Kodak Rewrites The Book On Printing

Its new inkjet technology could revolutionize the industry -- and revive the flagging icon

Three years ago, Eastman Kodak Co. (EK ) stunned investors when it slashed its dividend 72% and said it would use the savings to help fund a huge bet on commercial printing. Shareholders fumed as the stock lost a quarter of its value in a week. Kodak's turnaround was supposed to be a grand digital strategy, but many saw printing as a dying, dinosaur business.

Today, printing could be Kodak's brightest hope for the future. The company reported a $1.4 billion loss last year, but since 2003 has spent $2.1 billion to emerge as a big player in the fragmented commercial printing market. And its technology could prove nearly as important an evolution in printmaking as movable type -- allowing for mass customization on unprecedented scales.

Competition is rough. In the rapidly growing market for digital printers, Kodak lags well behind leader Xerox Corp. (XRX ), and Hewlett-Packard Co. (HPQ ) also has designs on this business. But Kodak has pulled together a broader portfolio than rivals by picking up everything from the software and plates printers need to get a job started to the presses needed to complete it.

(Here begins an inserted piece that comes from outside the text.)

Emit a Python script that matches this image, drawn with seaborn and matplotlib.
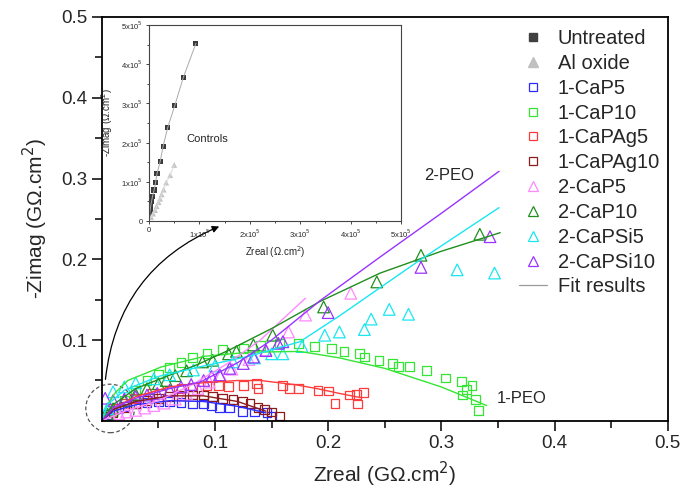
"""
Nyquist plot of the PEO coatings (1-PEO / 2-PEO) with fitted curves,
plus an inset with the untreated and Al oxide controls.
Output: out.png
"""

import numpy as np
import pandas as pd
import matplotlib
matplotlib.use("Agg")
import matplotlib.pyplot as plt
import seaborn as sns
from matplotlib.lines import Line2D
from matplotlib.patches import Ellipse

# ---- Controls (inset, ohm.cm2) ----
untreated_x = [0.008e5, 0.015e5, 0.025e5, 0.035e5, 0.05e5, 0.07e5, 0.10e5, 0.13e5,
               0.16e5, 0.22e5, 0.28e5, 0.37e5, 0.51e5, 0.68e5, 0.93e5]
untreated_y = [0.10e5, 0.20e5, 0.30e5, 0.40e5, 0.50e5, 0.63e5, 0.79e5, 0.98e5,
               1.22e5, 1.51e5, 1.91e5, 2.38e5, 2.94e5, 3.66e5, 4.53e5]
alox_x = [0.04e5, 0.08e5, 0.12e5, 0.15e5, 0.19e5, 0.22e5, 0.25e5, 0.29e5, 0.34e5, 0.42e5, 0.50e5]
alox_y = [0.10e5, 0.19e5, 0.28e5, 0.38e5, 0.48e5, 0.57e5, 0.68e5, 0.80e5, 0.98e5, 1.17e5, 1.43e5]

# ---- 1-PEO samples (G ohm.cm2) ----
cap5_1_x = [0.005, 0.01, 0.015, 0.02, 0.03, 0.04, 0.05, 0.06, 0.07, 0.08, 0.09, 0.097,
            0.104, 0.113, 0.124, 0.135, 0.146, 0.15]
cap5_1_y = [0.008, 0.012, 0.015, 0.018, 0.021, 0.023, 0.024, 0.024, 0.023, 0.022, 0.021, 0.019,
            0.017, 0.016, 0.012, 0.011, 0.010, 0.005]
cap5_1_fx = [0.0, 0.01, 0.03, 0.06, 0.09, 0.12, 0.145]
cap5_1_fy = [0.0, 0.012, 0.020, 0.025, 0.024, 0.018, 0.010]

cap10_1_x = [0.005, 0.01, 0.02, 0.03, 0.04, 0.05, 0.06, 0.07, 0.08, 0.093, 0.107, 0.125, 0.14,
             0.157, 0.174, 0.188, 0.203, 0.214, 0.228, 0.232, 0.245, 0.257, 0.262, 0.272, 0.287,
             0.304, 0.318, 0.327, 0.322, 0.319, 0.33, 0.333]
cap10_1_y = [0.005, 0.012, 0.025, 0.038, 0.050, 0.058, 0.066, 0.072, 0.078, 0.083, 0.088, 0.090,
             0.093, 0.096, 0.096, 0.092, 0.090, 0.086, 0.083, 0.079, 0.075, 0.071, 0.067, 0.067,
             0.062, 0.053, 0.049, 0.044, 0.039, 0.032, 0.026, 0.013]
cap10_1_fx = [0.0, 0.005, 0.012, 0.023, 0.053, 0.091, 0.13, 0.175, 0.21, 0.25, 0.3, 0.34]
cap10_1_fy = [0.0, 0.020, 0.035, 0.050, 0.067, 0.080, 0.085, 0.086, 0.078, 0.065, 0.042, 0.019]

capag5_1_x = [0.01, 0.02, 0.03, 0.045, 0.06, 0.07, 0.08, 0.093, 0.103, 0.112, 0.125, 0.137,
              0.138, 0.16, 0.166, 0.174, 0.191, 0.2, 0.206, 0.219, 0.225, 0.231, 0.226]
capag5_1_y = [0.015, 0.022, 0.028, 0.034, 0.038, 0.040, 0.042, 0.044, 0.044, 0.043, 0.044, 0.046,
              0.040, 0.044, 0.040, 0.040, 0.038, 0.037, 0.022, 0.032, 0.033, 0.035, 0.021]
capag5_1_fx = [0.0, 0.01, 0.03, 0.06, 0.087, 0.12, 0.14, 0.17, 0.19, 0.21, 0.228]
capag5_1_fy = [0.0, 0.016, 0.030, 0.042, 0.047, 0.050, 0.050, 0.045, 0.040, 0.034, 0.029]

capag10_1_x = [0.005, 0.01, 0.02, 0.03, 0.04, 0.05, 0.06, 0.07, 0.08, 0.09, 0.098, 0.107,
               0.116, 0.124, 0.131, 0.138, 0.144, 0.15, 0.157]
capag10_1_y = [0.006, 0.010, 0.016, 0.021, 0.025, 0.028, 0.030, 0.031, 0.032, 0.032, 0.030,
               0.028, 0.026, 0.024, 0.0215, 0.017, 0.014, 0.011, 0.006]
capag10_1_fx = [0.0, 0.01, 0.03, 0.06, 0.09, 0.12, 0.145]
capag10_1_fy = [0.0, 0.014, 0.024, 0.031, 0.031, 0.024, 0.012]

# ---- 2-PEO samples (G ohm.cm2) ----
cap5_2_x = [0.008, 0.015, 0.022, 0.03, 0.038, 0.046, 0.055, 0.065, 0.075, 0.085, 0.095, 0.105,
            0.115, 0.13, 0.145, 0.165, 0.18, 0.22]
cap5_2_y = [0.006, 0.009, 0.011, 0.013, 0.016, 0.019, 0.022, 0.027, 0.033, 0.040, 0.048, 0.056,
            0.064, 0.076, 0.088, 0.110, 0.131, 0.158]
cap5_2_fx = [0.0, 0.02, 0.05, 0.08, 0.11, 0.14, 0.18]
cap5_2_fy = [0.0, 0.012, 0.025, 0.045, 0.070, 0.100, 0.152]

cap10_2_x = [0.005, 0.01, 0.02, 0.03, 0.04, 0.05, 0.057, 0.065, 0.075, 0.089, 0.098, 0.112,
             0.119, 0.134, 0.151, 0.196, 0.243, 0.282, 0.334]
cap10_2_y = [0.008, 0.015, 0.025, 0.033, 0.040, 0.046, 0.050, 0.056, 0.062, 0.073, 0.075, 0.083,
             0.086, 0.094, 0.106, 0.141, 0.172, 0.205, 0.231]
cap10_2_fx = [0.0, 0.01, 0.03, 0.057, 0.085, 0.113, 0.151, 0.193, 0.246, 0.3, 0.352]
cap10_2_fy = [0.0, 0.020, 0.040, 0.055, 0.070, 0.088, 0.115, 0.148, 0.183, 0.210, 0.233]

capsi5_2_x = [0.005, 0.01, 0.02, 0.03, 0.046, 0.06, 0.081, 0.1, 0.116, 0.135, 0.15, 0.16,
              0.177, 0.197, 0.21, 0.232, 0.238, 0.254, 0.271, 0.314, 0.347]
capsi5_2_y = [0.015, 0.036, 0.042, 0.047, 0.052, 0.057, 0.063, 0.068, 0.073, 0.078, 0.083, 0.083,
              0.092, 0.106, 0.110, 0.113, 0.126, 0.138, 0.132, 0.187, 0.183]
capsi5_2_fx = [0.0, 0.005, 0.02, 0.05, 0.087, 0.13, 0.175, 0.21, 0.281, 0.351]
capsi5_2_fy = [0.0, 0.020, 0.038, 0.055, 0.067, 0.080, 0.098, 0.130, 0.199, 0.264]

capsi10_2_x = [0.003, 0.01, 0.02, 0.03, 0.04, 0.049, 0.06, 0.07, 0.079, 0.09, 0.097, 0.104,
               0.113, 0.125, 0.134, 0.145, 0.156, 0.16, 0.2, 0.282, 0.343]
capsi10_2_y = [0.028, 0.025, 0.027, 0.030, 0.032, 0.034, 0.038, 0.042, 0.045, 0.050, 0.055, 0.057,
               0.065, 0.071, 0.079, 0.087, 0.096, 0.098, 0.134, 0.190, 0.228]
capsi10_2_fx = [0.0, 0.01, 0.03, 0.06, 0.087, 0.12, 0.15, 0.193, 0.246, 0.3, 0.351]
capsi10_2_fy = [0.0, 0.016, 0.028, 0.040, 0.048, 0.072, 0.100, 0.149, 0.203, 0.257, 0.309]

# name, x, y, fit x, fit y, marker, colour
SERIES = [
    ("1-CaP5", cap5_1_x, cap5_1_y, cap5_1_fx, cap5_1_fy, "s", "#2b2bff"),
    ("1-CaP10", cap10_1_x, cap10_1_y, cap10_1_fx, cap10_1_fy, "s", "#33e633"),
    ("1-CaPAg5", capag5_1_x, capag5_1_y, capag5_1_fx, capag5_1_fy, "s", "#ff3b3b"),
    ("1-CaPAg10", capag10_1_x, capag10_1_y, capag10_1_fx, capag10_1_fy, "s", "#8b1c1c"),
    ("2-CaP5", cap5_2_x, cap5_2_y, cap5_2_fx, cap5_2_fy, "^", "#ff88ff"),
    ("2-CaP10", cap10_2_x, cap10_2_y, cap10_2_fx, cap10_2_fy, "^", "#1f8f1f"),
    ("2-CaPSi5", capsi5_2_x, capsi5_2_y, capsi5_2_fx, capsi5_2_fy, "^", "#19e6f0"),
    ("2-CaPSi10", capsi10_2_x, capsi10_2_y, capsi10_2_fx, capsi10_2_fy, "^", "#9933ff"),
]

sns.set_style("ticks")
plt.rcParams["font.family"] = ["Liberation Sans", "DejaVu Sans"]

fig = plt.figure(figsize=(6.97, 4.94), dpi=100)
ax = fig.add_axes([0.146, 0.148, 0.812, 0.8176])

# ---- fits first, markers on top ----
for name, x, y, fx, fy, marker, color in SERIES:
    sns.lineplot(x=fx, y=fy, ax=ax, color=color, lw=1.0, sort=False,
                 estimator=None, legend=False)
for name, x, y, fx, fy, marker, color in SERIES:
    size = 40 if marker == "s" else 70
    sns.scatterplot(x=x, y=y, ax=ax, marker=marker, s=size, facecolor="none",
                    edgecolor=color, linewidth=0.9, legend=False)

ax.set_xlim(0, 0.5)
ax.set_ylim(0, 0.5)
ax.set_xticks([0.1, 0.2, 0.3, 0.4, 0.5])
ax.set_yticks([0.1, 0.2, 0.3, 0.4, 0.5])
ax.set_xticks(np.arange(0.05, 0.5, 0.1), minor=True)
ax.set_yticks(np.arange(0.05, 0.5, 0.1), minor=True)
ax.set_xticklabels(["0.1", "0.2", "0.3", "0.4", "0.5"])
ax.set_yticklabels(["0.1", "0.2", "0.3", "0.4", "0.5"])
ax.tick_params(which="major", direction="out", length=7, width=1.3, labelsize=13.5)
ax.tick_params(which="minor", direction="out", length=5, width=1.3)
ax.tick_params(top=False, right=False)
for sp in ax.spines.values():
    sp.set_visible(True)
    sp.set_linewidth(1.3)
    sp.set_color("black")
ax.set_xlabel("Zreal (G\u03a9.cm$^2$)", fontsize=15, labelpad=5)
ax.set_ylabel("-Zimag (G\u03a9.cm$^2$)", fontsize=15, labelpad=8)

ax.text(0.285, 0.304, "2-PEO", fontsize=12, va="center", ha="left")
ax.text(0.349, 0.028, "1-PEO", fontsize=12, va="center", ha="left")

# dashed circle round the origin + arrow to the inset
ax.add_patch(Ellipse((0.0074, 0.0154), 0.043, 0.06, fill=False, ls=(0, (3, 2)),
                     lw=0.9, ec="#555555", clip_on=False))
ax.annotate("", xy=(0.106, 0.242), xytext=(0.003, 0.048),
            arrowprops=dict(arrowstyle="-|>", color="black", lw=0.9,
                            connectionstyle="arc3,rad=-0.3", mutation_scale=10))

# ---- legend ----
handles = [
    Line2D([], [], ls="none", marker="s", ms=6, mfc="#404040", mec="#404040"),
    Line2D([], [], ls="none", marker="^", ms=7, mfc="#c0c0c0", mec="#c0c0c0"),
]
labels = ["Untreated", "Al oxide"]
for name, x, y, fx, fy, marker, color in SERIES:
    handles.append(Line2D([], [], ls="none", marker=marker, ms=6 if marker == "s" else 7,
                          mfc="none", mec=color, mew=0.9))
    labels.append(name)
handles.append(Line2D([], [], color="#999999", lw=0.9))
labels.append("Fit results")
ax.legend(handles, labels, loc="upper left", bbox_to_anchor=(0.715, 1.0), frameon=False,
          fontsize=14.5, handlelength=1.4, handletextpad=0.55, labelspacing=0.29,
          borderaxespad=0.2)

# ---- inset with controls ----
ins = fig.add_axes([0.2138, 0.5526, 0.3616, 0.3968])
sns.lineplot(x=[0] + untreated_x, y=[0] + untreated_y, ax=ins, color="#aaaaaa", lw=0.7,
             sort=False, estimator=None, legend=False)
sns.lineplot(x=[0] + alox_x, y=[0] + alox_y, ax=ins, color="#dddddd", lw=0.7,
             sort=False, estimator=None, legend=False)
sns.scatterplot(x=untreated_x, y=untreated_y, ax=ins, marker="s", s=14, color="#3a3a3a",
                edgecolor="none", legend=False)
sns.scatterplot(x=alox_x, y=alox_y, ax=ins, marker="^", s=18, color="#c4c4c4",
                edgecolor="none", legend=False)
ins.set_xlim(0, 5e5)
ins.set_ylim(0, 5e5)
ticks = [0, 1e5, 2e5, 3e5, 4e5, 5e5]
tlabels = ["0"] + [f"{i}x10$^5$" for i in range(1, 6)]
ins.set_xticks(ticks)
ins.set_yticks(ticks)
ins.set_xticklabels(tlabels)
ins.set_yticklabels(tlabels)
ins.set_xticks(np.arange(0.5e5, 5e5, 1e5), minor=True)
ins.set_yticks(np.arange(0.5e5, 5e5, 1e5), minor=True)
ins.tick_params(which="major", direction="out", length=2.5, width=0.6, labelsize=5.5, pad=2)
ins.tick_params(which="minor", direction="out", length=1.5, width=0.6)
for sp in ins.spines.values():
    sp.set_visible(True)
    sp.set_linewidth(0.8)
    sp.set_color("#444444")
ins.set_xlabel("Zreal (\u03a9.cm$^2$)", fontsize=7, labelpad=3)
ins.set_ylabel("-Zimag (\u03a9.cm$^2$)", fontsize=7, labelpad=4.5)
ins.text(0.75e5, 2.1e5, "Controls", fontsize=8, va="center", ha="left")

fig.savefig("out.png", dpi=100)
plt.close(fig)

"The global printing industry is just at the beginning of a big digital transformation," says Bill Miller, the legendary stockpicker at Legg Mason Inc. (LM ) and Kodak's largest shareholder. Since Dale Wettlaufer, a Legg Mason analyst whose father was a printer, sold him on the promise of the business, Miller has become a prominent -- and lonely -- Kodak bull. Shares trade near $20, but Miller sees them shooting to $45 by 2008.

Today, printers make trade-offs. They can use relatively slow digital machines like Kodak's NexPress to create personalized, glossy brochures and other documents. For large print runs -- such as BusinessWeek -- they use offset presses, which operate at blinding speed but are difficult and expensive to customize. Since 1998 a Kodak team led by chief technologist Gil Hawkins has been perfecting a continuous inkjet process, code-named Stream, that sprays ink onto paper like a machine gun. It's the best of both worlds: custom digital presses that roll at offset-like speeds, up to 24 miles an hour.


With this technology, companies like Lands' End could produce catalogs tailored to the buying habits of each customer. Similarly, direct mail could become as personalized as Internet ads. "This could fundamentally change our industry," says Michael R. Murphy, President of Minnesota-based Japs-Olson, one of the biggest printers of direct mail.

As for mass communication such as magazines and newspaper, both advertising and editorial content could change. Advertisers could do far more targeting of the audience they're trying to reach. Also, readers could tell publishers the sort of content they want; it's not hard to imagine subscribers receiving thousands of distinct printed copies of this magazine.

Problem is, so far Kodak hasn't proved its inkjet technology can deliver the same vivid, crisp colors as offset, cautions Howard Fenton, a consultant at industry trade association NAPL. But it's close enough that James T. Langley, the HP veteran recruited in 2003 by CEO Antonio M. Perez to run the Graphic Communications Group, plans to start commercializing it. "Over the next five years, Stream will become the complete foundation of our inkjet line," Langley says. Some outsiders concur. "No one else has a technology that's as fast or high-quality as Stream," says Frank Romano, a digital printing expert at the Rochester Institute of Technology.

It can't happen soon enough for Perez, who must complete a brutal downsizing of Kodak's film business, find a buyer for its health-imaging unit, and start making money on digital photography. "But we have a real jewel in [digital printing]," he says. He expects the group's operating margins to be 9% by 2008, or nearly twice the ambitious 5% he wants from digital photography. That would be a welcome boost for the flagging corporate icon.